Para o Código Civil, em seu artigo 393 ao tratar do inadimplemento obrigacional, deixa certo que “o devedor não responde pelos prejuízos resultantes de caso fortuito ou força maior, se expressamente não se houver por eles responsabilizado”, estabelecendo o parágrafo único deste artigo que “o caso fortuito ou de força maior verifica-se no fato necessário, cujos efeitos não era possível evitar ou impedir”. Pouco provável, mas não impossível é a hipótese de previsão contratual expressa e específica a esse respeito.
Salutar revelar que o artigo 35, alínea “c”, da Lei nº 4.886/1965, elenca a “falta de cumprimento de quaisquer obrigações inerentes ao contrato de representação comercial” como justo motivo do representado para reconhecer a rescisão contratual face ao representante.
E como outrora demonstrado, o contrato de representação poderá prever várias obrigações, tais como, atingimento de metas, e estas, se deliberada e sucessivamente descumpridas, serão consideradas pelo representado como inadimplemento das obrigações contratuais, fato, em regra, de incontroversa consequência rescisória ao contrato.
Disso, como se faz possível conciliar a aparente ambiguidade da norma ao expor o inadimplemento contratual e a força maior como motivos justos a rescisão contratual?
Respeitado entendimento divergente, não há fórmula objetiva para a solução e a análise deverá ser casuística. No peculiar momento pelo qual a humanidade atravessa, o núcleo a ser pesquisado cinge-se ao fato da possibilidade de cumprimento contratual pleno pelas partes, isto é, analisar frente ao atual cenário a possibilidade de a parte cumprir com sua obrigação contratual de forma integral ou fracionária apta a manter a relação contratual obrigacional.
Não aparenta a melhor prática manter, de forma açodada, a exigência de cumprimento de metas, abertura de novos clientes etc. em zona ou local que sofre os impactos diretos do isolamento social, da quarentena e do fechamento do comércio, porquanto, o inadimplemento dessas obrigações pelo representante, a primeiro toque, não seria injustificado, o que de plano afastaria incidência de penalização contratual.
No mesmo sentido, a invocação de força maior como justo motivo para a quebra contratual unilateral e sem o pagamento de indenização, merece acurada análise ao eventual caso posto em debate.

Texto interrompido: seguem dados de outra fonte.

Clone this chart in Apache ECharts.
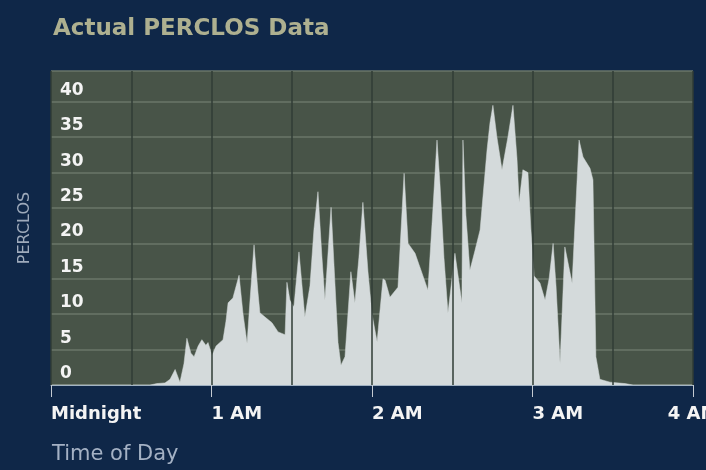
<!DOCTYPE html>
<html>
<head>
<meta charset="utf-8">
<script src="https://cdn.jsdelivr.net/npm/echarts@6/dist/echarts.min.js"></script>
<style>
  html, body { margin: 0; padding: 0; background: #0f2748; }
  #chart { width: 706px; height: 470px; }
</style>
</head>
<body>
<div id="chart"></div>
<script>
// minutes after midnight
const minutes = [0, 37.0, 39.6, 42.6, 44.5, 46.4, 48.2, 49.7, 50.8, 52.3, 53.5, 55.0, 56.4, 57.9, 58.7, 60.2, 61.7, 64.3, 65.4, 66.2, 68.0, 70.3, 71.8, 73.3, 74.4, 75.9, 77.4, 78.1, 80.0, 82.6, 84.9, 87.5, 88.2, 89.3, 90.8, 92.7, 94.9, 96.8, 98.3, 99.8, 101.3, 102.4, 104.7, 106.2, 107.3, 108.4, 109.9, 112.1, 113.6, 115.1, 116.6, 118.5, 120.0, 121.9, 124.1, 124.9, 126.7, 129.7, 132.0, 133.5, 136.1, 138.7, 140.9, 142.8, 144.3, 145.4, 146.9, 148.4, 151.0, 153.6, 154.0, 155.1, 156.6, 158.5, 160.4, 163.0, 164.1, 165.2, 166.7, 168.6, 170.8, 172.7, 174.2, 175.0, 176.4, 178.3, 179.4, 180.6, 182.8, 184.7, 186.2, 187.7, 188.8, 190.3, 192.1, 194.8, 197.4, 198.9, 201.5, 202.6, 203.7, 205.2, 209.0, 214.6, 217.6, 240];
const perclos = [0, 0, 0.2, 0.3, 0.8, 2.2, 0.4, 3, 6.6, 4.5, 4, 5.5, 6.4, 5.6, 6, 4.2, 5.5, 6.4, 9, 11.6, 12.3, 15.5, 10, 5.9, 12, 19.8, 13, 10.2, 9.6, 8.8, 7.5, 7.1, 14.5, 12, 11, 18.8, 9.6, 14, 22, 27.3, 18, 12, 25.1, 14, 6, 2.8, 4, 16, 11.6, 18, 25.8, 16, 10, 6.1, 15, 14.8, 12.4, 13.8, 29.9, 20, 18.6, 15.8, 13.4, 25, 34.6, 28.5, 18, 10.2, 18.6, 11.6, 34.6, 24, 16.2, 19, 21.9, 33.2, 37, 39.5, 35, 30.4, 35, 39.5, 32, 25.8, 30.4, 30, 22, 15.4, 14.4, 12, 15, 20, 14, 3.1, 19.5, 14.4, 34.6, 32.2, 30.6, 29, 4, 0.8, 0.4, 0.2, 0, 0];
const hourTicks = [0, 60, 120, 180, 240];
const hourLabels = ['Midnight', '1 AM', '2 AM', '3 AM', '4 AM'];
const yTicks = [0, 5, 10, 15, 20, 25, 30, 35, 40];

const chart = echarts.init(document.getElementById('chart'), null, { renderer: 'canvas' });
const seriesData = minutes.map((m, i) => [m, perclos[i]]);

chart.setOption({
  backgroundColor: '#0f2748',
  animation: false,
  title: [
    { text: 'Actual PERCLOS Data', left: 48, top: 13,
      textStyle: { color: '#aeb090', fontSize: 23, fontWeight: 'bold', fontFamily: 'DejaVu Sans' } },
    { text: 'Time of Day', left: 47, top: 439,
      textStyle: { color: '#a4b1c4', fontSize: 21, fontWeight: 'normal', fontFamily: 'DejaVu Sans' } }
  ],
  grid: { left: 51, right: 13, top: 71, bottom: 85, show: true, backgroundColor: '#485448', borderWidth: 0,
          outerBoundsMode: 'none', containLabel: false },
  xAxis: [
    {
      type: 'value', min: 0, max: 240, interval: 60,
      axisLine: { show: true, lineStyle: { color: '#9fb0c2', width: 1 } },
      axisTick: { show: true, length: 12, lineStyle: { color: '#c4cad2', width: 1 } },
      splitLine: { show: false },
      axisLabel: {
        color: '#f4f4f4', fontSize: 18, fontWeight: 'bold', fontFamily: 'DejaVu Sans',
        margin: 20, align: 'left', alignMaxLabel: 'center', hideOverlap: false,
        formatter: v => { const i = hourTicks.indexOf(v); return i >= 0 ? hourLabels[i] : ''; }
      }
    },
    {
      type: 'value', min: 0, max: 240, interval: 30, z: 5,
      axisLine: { show: false }, axisTick: { show: false }, axisLabel: { show: false },
      splitLine: { show: true, lineStyle: { color: '#313d36', width: 1.5 } }
    }
  ],
  yAxis: {
    type: 'value', min: 0, max: 44.35, interval: 5,
    name: 'PERCLOS', nameLocation: 'middle', nameGap: 18, nameRotate: 90,
    nameTextStyle: { color: '#9eaabb', fontSize: 16, fontFamily: 'DejaVu Sans' },
    axisLine: { show: false }, axisTick: { show: false },
    splitLine: { show: true, lineStyle: { color: '#6a7669', width: 1.5 } },
    axisLabel: {
      inside: true, margin: 9, color: '#f4f4f4', fontSize: 17, fontWeight: 'bold', fontFamily: 'DejaVu Sans',
      verticalAlign: 'bottom', padding: [0, 0, 3, 0], showMaxLabel: false,
      formatter: v => (yTicks.indexOf(v) >= 0 ? String(v) : '')
    }
  },
  series: [{
    type: 'line', xAxisIndex: 0, data: seriesData, showSymbol: false, symbol: 'none',
    lineStyle: { width: 0.5, color: '#d4dadb' },
    areaStyle: { color: '#d4dadb', opacity: 1 },
    z: 2
  }]
});
</script>
</body>
</html>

Isso porque, se o atual estado de calamidade pública vivenciado pelo país decorrente do Covid-19 ocasionar para a parte, representado ou representante, sua bancarrota ou a absoluta solução de continuidade de sua atividade econômica, a força maior poderá ser invocada por aquela parte que sofrer os efeitos diretos, mormente porque as consequências das medidas restritivas adotadas pelos órgãos responsáveis não poderão ser imputadas à parte, na exata medida de que os efeitos não eram possíveis evitar ou impedir (CC, art. 393, parágrafo único).
De outra análise, caso as medidas não tragam encerramento das atividades, mas mera redução no fluxo de caixa, não estará configurada a força maior como causa justificada e exigível para o encerramento unilateral do contrato, como, aliás, já decidiu o Superior Tribunal de Justiça.
Necessário alertar que a empresa representada não pode contribuir para a redução do fluxo de caixa do representante, por exemplo, retirando zonas de atuação, produtos, reduzindo comissionamento, dentre outros, pois se assim o fizer estará ela a praticar ato lesivo, autorizando a rescisão contratual por justo motivo imputável à representada.
Por fim, o momento requer serenidade na tomada de decisões e, acima de tudo, diálogo entre as partes; decisões açodadas e, em alguns casos, oportunistas, deverão ser evitadas. A preservação dos contratos deve ser o fim por todos almejado, pois, somente com tais conceitos se conseguirá a consolidação estratégica dos negócios encetados e a manutenção segura das atividades para sua plena retomada.